The average speed of the query on my PC is 0,7 secs. Unfortunatelly, we can not do much with any indexes to make it perform better, since only an index from the first table can positively affect the ORDER BY. MySQL reads corpora names from the coverage index, finds the corresponding rows in requests, fetches the required columns, puts everything into a temporary table, sorts and takes the first 10 rows. The more rows in the requests table, the quicker the temporary table grows, the slower our query is.

What we can do is to reduce our table to the information taken from the coverage indexes only and join to the table with the haviest fields.

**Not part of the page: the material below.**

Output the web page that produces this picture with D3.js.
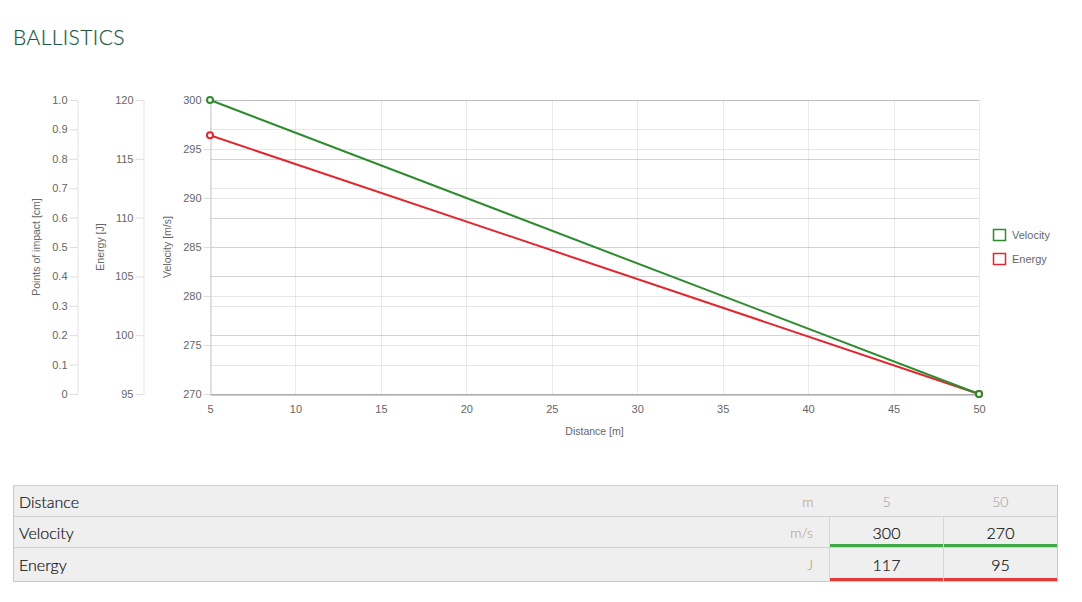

Most notable here is that we will not need to order the results since that data will be read in the order of the subquery rows (since for each row in the subquery there is only one row in requests found by the primary key):

SELECT SQL_NO_CACHE corpus_name, req_text, `references`
FROM (
  SELECT corpus_name, request_id
  FROM corpora
  JOIN requests USING (corpus_id)
  ORDER BY corpus_name, sorter
  LIMIT 10) ids
JOIN requests USING (request_id);

The query return the same but takes about 0,27 secs. Here is the EXPLAIN:

*************************** 1. row ***************************
           id: 1
  select_type: PRIMARY
        table: 
         type: ALL
possible_keys: NULL
          key: NULL
      key_len: NULL
          ref: NULL
         rows: 10
        Extra:
*************************** 2. row ***************************
           id: 1
  select_type: PRIMARY
        table: requests
         type: eq_ref
possible_keys: PRIMARY
          key: PRIMARY
      key_len: 4
          ref: ids.request_id
         rows: 1
        Extra:
*************************** 3. row ***************************
           id: 2
  select_type: DERIVED
        table: corpora
         type: index
possible_keys: PRIMARY
          key: corpus_name
      key_len: 152
          ref: NULL
         rows: 25
        Extra: Using index; Using temporary; Using filesort
*************************** 4. row ***************************
           id: 2
  select_type: DERIVED
        table: requests
         type: ref
possible_keys: unique_item,sorter
          key: sorter
      key_len: 2
          ref: test.corpora.corpus_id
         rows: 521
        Extra: Using index

But we would not need to do any ordering if the data would be read in the required order from the beginning. To make it possible we will need to give some hints to MySQL:

SELECT SQL_NO_CACHE
  STRAIGHT_JOIN corpus_name, req_text, `references`
FROM corpora
JOIN requests USE INDEX (sorter)
USING (corpus_id)
LIMIT 10;

The query takes about 0,009 secs. Here is the EXPLAIN:

*************************** 1. row ***************************
           id: 1
  select_type: SIMPLE
        table: corpora
         type: index
possible_keys: PRIMARY
          key: corpus_name
      key_len: 152
          ref: NULL
         rows: 25
        Extra: Using index
*************************** 2. row ***************************
           id: 1
  select_type: SIMPLE
        table: requests
         type: ref
possible_keys: sorter
          key: sorter
      key_len: 2
          ref: test.corpora.corpus_id
         rows: 521
        Extra:

Nevertheless, explicit is better than implicit. Much better is to avoid such sorts at all or adjust the schema so that all columns in ORDER BY would be handled by a single index.

Tags: mysql